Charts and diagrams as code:
───

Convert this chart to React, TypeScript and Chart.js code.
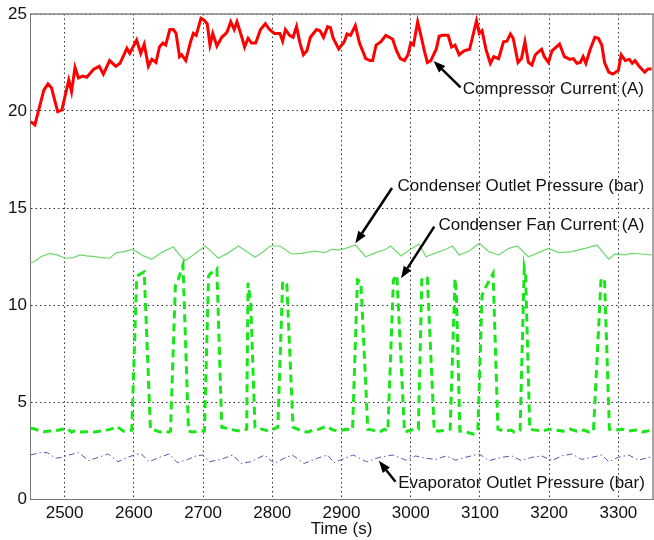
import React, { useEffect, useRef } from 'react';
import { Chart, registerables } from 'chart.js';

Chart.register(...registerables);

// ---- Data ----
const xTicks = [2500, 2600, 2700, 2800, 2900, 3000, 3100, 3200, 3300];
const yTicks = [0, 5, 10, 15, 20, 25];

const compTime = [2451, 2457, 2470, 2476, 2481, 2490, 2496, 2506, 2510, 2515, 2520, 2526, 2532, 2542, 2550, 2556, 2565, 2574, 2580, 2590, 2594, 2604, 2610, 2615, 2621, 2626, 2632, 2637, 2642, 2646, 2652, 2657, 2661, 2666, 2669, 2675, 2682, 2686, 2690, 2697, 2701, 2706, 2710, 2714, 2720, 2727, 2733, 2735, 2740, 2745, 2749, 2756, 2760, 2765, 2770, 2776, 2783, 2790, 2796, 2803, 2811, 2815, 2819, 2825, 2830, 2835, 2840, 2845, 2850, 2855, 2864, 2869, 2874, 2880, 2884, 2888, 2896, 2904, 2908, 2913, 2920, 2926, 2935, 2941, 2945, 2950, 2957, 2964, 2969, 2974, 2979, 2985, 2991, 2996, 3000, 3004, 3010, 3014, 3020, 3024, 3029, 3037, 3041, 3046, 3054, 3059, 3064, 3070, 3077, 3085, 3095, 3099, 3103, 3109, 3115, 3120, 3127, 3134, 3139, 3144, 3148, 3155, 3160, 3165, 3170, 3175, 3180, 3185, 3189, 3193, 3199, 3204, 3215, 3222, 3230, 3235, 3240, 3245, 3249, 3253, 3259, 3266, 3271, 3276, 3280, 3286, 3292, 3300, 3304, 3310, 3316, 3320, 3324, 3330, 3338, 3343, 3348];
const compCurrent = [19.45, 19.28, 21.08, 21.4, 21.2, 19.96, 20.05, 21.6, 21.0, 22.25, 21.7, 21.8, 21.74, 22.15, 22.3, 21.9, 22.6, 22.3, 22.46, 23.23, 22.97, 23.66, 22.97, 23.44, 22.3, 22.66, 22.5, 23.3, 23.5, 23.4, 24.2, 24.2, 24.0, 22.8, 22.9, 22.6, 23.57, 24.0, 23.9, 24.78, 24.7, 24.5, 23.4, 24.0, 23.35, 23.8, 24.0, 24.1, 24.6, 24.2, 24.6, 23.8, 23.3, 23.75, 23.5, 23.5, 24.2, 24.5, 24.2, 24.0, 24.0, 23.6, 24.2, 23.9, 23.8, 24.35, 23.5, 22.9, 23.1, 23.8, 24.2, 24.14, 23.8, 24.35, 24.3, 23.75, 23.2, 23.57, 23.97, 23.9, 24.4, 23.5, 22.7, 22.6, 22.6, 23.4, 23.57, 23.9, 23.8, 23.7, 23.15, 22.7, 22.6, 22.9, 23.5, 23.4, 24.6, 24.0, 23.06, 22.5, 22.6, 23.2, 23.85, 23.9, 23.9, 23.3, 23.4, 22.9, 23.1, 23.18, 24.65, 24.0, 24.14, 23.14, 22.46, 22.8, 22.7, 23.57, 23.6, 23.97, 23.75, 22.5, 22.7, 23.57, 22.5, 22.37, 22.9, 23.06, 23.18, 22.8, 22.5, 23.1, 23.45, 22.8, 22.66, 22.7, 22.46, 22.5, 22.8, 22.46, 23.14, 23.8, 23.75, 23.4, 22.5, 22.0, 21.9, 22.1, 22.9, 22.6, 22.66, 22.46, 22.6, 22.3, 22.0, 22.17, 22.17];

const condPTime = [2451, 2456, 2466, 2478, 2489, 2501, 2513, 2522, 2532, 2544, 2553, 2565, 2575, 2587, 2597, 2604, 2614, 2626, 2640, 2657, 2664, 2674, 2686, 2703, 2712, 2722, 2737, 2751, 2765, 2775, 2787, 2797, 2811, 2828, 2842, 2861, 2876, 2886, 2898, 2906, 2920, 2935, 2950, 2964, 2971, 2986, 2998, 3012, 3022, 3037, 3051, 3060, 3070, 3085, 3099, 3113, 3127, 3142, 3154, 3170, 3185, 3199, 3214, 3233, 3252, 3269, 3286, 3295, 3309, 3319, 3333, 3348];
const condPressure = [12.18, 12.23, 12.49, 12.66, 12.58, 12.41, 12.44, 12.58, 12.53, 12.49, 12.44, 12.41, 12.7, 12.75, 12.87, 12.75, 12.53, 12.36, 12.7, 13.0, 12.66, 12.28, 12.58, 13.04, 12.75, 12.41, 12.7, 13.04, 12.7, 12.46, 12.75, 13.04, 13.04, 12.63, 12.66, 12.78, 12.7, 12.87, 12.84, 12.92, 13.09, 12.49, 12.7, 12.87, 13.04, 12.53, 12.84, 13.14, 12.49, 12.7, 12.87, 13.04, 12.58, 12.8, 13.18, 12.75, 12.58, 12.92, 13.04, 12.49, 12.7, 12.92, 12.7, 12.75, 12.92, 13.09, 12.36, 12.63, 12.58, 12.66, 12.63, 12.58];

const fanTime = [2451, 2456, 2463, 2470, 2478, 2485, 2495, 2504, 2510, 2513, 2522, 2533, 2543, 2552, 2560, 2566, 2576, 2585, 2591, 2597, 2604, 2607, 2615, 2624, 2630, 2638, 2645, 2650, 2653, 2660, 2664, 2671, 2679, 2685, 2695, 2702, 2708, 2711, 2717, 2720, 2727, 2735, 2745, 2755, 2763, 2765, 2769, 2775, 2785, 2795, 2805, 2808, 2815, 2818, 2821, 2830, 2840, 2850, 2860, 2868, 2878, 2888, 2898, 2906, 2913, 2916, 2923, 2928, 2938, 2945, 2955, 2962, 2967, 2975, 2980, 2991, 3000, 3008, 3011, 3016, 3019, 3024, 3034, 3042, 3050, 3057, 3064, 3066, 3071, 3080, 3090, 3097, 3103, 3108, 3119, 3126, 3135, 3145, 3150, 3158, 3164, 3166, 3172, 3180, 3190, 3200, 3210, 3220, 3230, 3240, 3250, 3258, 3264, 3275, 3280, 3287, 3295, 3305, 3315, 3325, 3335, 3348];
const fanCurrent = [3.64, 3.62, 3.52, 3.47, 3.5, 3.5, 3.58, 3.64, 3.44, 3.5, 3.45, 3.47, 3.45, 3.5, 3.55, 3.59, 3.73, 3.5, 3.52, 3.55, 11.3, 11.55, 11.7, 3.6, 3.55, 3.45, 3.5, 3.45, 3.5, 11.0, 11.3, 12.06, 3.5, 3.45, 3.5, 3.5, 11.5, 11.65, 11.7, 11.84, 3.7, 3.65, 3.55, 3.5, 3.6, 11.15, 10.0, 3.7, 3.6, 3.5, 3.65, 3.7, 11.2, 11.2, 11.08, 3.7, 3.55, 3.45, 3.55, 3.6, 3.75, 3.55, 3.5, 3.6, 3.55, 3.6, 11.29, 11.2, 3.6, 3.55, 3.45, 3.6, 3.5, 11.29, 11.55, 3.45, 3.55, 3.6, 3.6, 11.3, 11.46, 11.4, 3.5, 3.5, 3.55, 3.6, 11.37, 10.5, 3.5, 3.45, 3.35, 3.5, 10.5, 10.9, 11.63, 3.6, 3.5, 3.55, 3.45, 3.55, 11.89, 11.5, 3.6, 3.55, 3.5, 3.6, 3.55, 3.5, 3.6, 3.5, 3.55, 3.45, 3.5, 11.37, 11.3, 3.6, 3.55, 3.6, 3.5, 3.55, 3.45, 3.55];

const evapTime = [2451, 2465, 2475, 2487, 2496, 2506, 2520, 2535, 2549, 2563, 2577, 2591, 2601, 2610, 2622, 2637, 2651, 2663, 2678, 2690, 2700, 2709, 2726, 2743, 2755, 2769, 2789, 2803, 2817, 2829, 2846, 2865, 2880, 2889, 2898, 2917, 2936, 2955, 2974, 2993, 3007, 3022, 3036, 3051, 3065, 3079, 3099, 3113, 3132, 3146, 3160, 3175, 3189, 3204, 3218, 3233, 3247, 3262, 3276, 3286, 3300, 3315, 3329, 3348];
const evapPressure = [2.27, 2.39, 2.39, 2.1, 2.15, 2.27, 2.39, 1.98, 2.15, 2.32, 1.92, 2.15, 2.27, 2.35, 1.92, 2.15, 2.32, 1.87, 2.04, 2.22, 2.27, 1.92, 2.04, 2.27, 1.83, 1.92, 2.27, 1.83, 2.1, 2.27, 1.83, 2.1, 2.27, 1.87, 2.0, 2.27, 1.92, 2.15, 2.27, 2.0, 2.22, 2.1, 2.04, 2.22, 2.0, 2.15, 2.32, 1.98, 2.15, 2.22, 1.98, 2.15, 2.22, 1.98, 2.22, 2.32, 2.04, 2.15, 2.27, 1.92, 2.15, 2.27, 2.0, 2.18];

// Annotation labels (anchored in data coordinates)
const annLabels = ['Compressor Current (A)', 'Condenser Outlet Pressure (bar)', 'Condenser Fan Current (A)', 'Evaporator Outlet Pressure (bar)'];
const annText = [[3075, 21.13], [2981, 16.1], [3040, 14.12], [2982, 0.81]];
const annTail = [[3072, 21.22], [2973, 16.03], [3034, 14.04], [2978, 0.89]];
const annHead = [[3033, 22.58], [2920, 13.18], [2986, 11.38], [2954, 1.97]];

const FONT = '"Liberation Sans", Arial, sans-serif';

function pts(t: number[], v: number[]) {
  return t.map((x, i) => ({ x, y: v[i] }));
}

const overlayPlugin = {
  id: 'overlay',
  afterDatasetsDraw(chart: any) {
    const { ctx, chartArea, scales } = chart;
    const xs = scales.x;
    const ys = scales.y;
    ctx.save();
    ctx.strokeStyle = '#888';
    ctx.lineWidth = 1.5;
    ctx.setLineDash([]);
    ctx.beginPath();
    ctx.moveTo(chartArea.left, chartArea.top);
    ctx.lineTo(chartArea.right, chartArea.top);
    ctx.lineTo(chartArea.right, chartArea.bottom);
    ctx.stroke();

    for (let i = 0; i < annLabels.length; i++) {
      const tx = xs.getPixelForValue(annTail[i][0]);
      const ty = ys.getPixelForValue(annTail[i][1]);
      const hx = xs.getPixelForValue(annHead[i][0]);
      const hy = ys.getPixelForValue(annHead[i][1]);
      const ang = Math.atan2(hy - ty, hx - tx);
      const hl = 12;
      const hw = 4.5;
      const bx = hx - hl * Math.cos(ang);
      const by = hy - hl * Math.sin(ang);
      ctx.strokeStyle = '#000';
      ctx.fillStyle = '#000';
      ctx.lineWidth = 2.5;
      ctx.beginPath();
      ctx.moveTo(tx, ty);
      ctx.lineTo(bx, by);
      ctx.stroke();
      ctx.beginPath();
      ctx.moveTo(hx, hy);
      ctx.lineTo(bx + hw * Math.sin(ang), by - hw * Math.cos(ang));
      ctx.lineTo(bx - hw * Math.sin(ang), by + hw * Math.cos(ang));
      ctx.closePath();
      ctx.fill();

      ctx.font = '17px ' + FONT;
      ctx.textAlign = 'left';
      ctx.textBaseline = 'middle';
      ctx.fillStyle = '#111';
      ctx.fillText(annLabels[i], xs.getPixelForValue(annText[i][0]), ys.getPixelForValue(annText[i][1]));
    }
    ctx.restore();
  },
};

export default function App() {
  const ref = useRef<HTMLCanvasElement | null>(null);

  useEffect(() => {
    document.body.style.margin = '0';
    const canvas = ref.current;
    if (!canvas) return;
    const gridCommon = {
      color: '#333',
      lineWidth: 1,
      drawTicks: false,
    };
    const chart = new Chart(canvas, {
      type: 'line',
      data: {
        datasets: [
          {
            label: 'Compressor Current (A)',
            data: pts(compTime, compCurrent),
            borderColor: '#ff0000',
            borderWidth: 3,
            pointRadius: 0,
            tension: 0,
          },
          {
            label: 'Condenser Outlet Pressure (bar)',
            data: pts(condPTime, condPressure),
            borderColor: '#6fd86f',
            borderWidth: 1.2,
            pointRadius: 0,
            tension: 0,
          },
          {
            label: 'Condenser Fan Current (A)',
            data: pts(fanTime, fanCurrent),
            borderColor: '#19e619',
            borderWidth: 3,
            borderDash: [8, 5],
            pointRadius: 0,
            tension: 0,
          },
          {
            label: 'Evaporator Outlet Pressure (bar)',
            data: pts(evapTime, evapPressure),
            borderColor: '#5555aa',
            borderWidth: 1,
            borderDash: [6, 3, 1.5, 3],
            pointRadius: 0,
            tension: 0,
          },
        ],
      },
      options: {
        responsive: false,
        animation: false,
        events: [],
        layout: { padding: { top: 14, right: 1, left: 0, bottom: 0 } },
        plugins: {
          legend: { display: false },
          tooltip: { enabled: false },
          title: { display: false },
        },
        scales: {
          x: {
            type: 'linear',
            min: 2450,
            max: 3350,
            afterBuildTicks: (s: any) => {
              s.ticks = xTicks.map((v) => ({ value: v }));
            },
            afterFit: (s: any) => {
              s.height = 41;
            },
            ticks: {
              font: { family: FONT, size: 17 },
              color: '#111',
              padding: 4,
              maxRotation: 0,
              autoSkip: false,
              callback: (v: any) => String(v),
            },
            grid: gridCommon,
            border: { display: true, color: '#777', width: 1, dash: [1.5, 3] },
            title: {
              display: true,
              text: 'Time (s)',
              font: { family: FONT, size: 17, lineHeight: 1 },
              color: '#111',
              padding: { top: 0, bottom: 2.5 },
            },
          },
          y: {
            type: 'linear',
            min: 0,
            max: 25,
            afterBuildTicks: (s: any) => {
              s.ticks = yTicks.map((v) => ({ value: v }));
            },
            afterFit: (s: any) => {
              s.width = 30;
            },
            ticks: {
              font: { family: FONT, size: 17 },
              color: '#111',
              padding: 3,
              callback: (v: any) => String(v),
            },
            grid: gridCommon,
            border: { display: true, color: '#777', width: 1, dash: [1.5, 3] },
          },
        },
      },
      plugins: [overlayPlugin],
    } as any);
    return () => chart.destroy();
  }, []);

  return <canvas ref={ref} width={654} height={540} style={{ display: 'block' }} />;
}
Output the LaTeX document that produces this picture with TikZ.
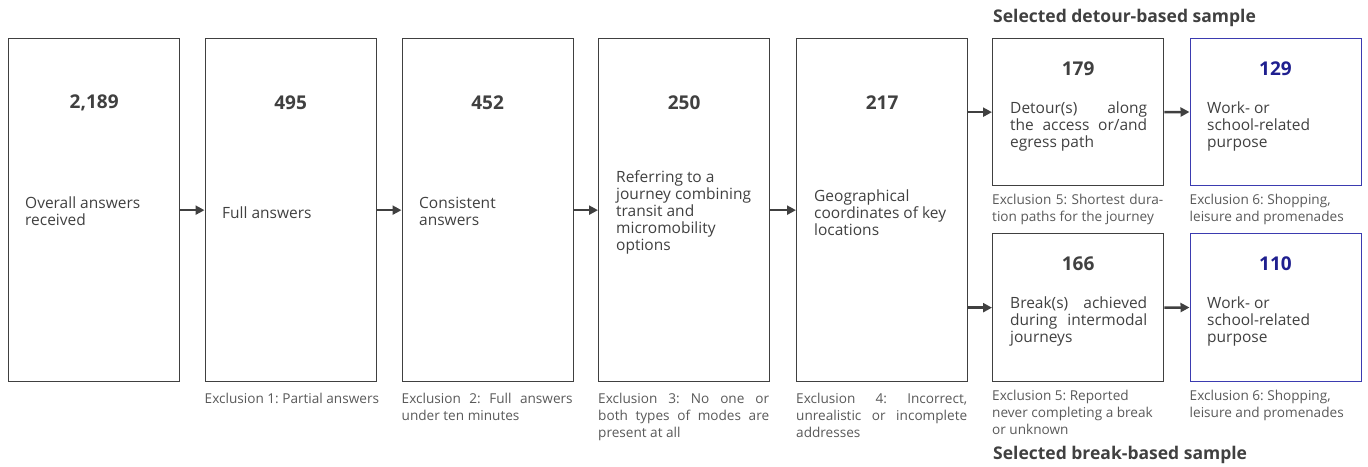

───

SET TASK:
Only the lines from the start of the records through the line containing "const yTicks = [0, 5, 10, 15, 20, 25];" should be repeated, word for word, with the pictures left out.

EXERCISE ANSWER:
Convert this chart to React, TypeScript and Chart.js code.
import React, { useEffect, useRef } from 'react';
import { Chart, registerables } from 'chart.js';

Chart.register(...registerables);

// ---- Data ----
const xTicks = [2500, 2600, 2700, 2800, 2900, 3000, 3100, 3200, 3300];
const yTicks = [0, 5, 10, 15, 20, 25];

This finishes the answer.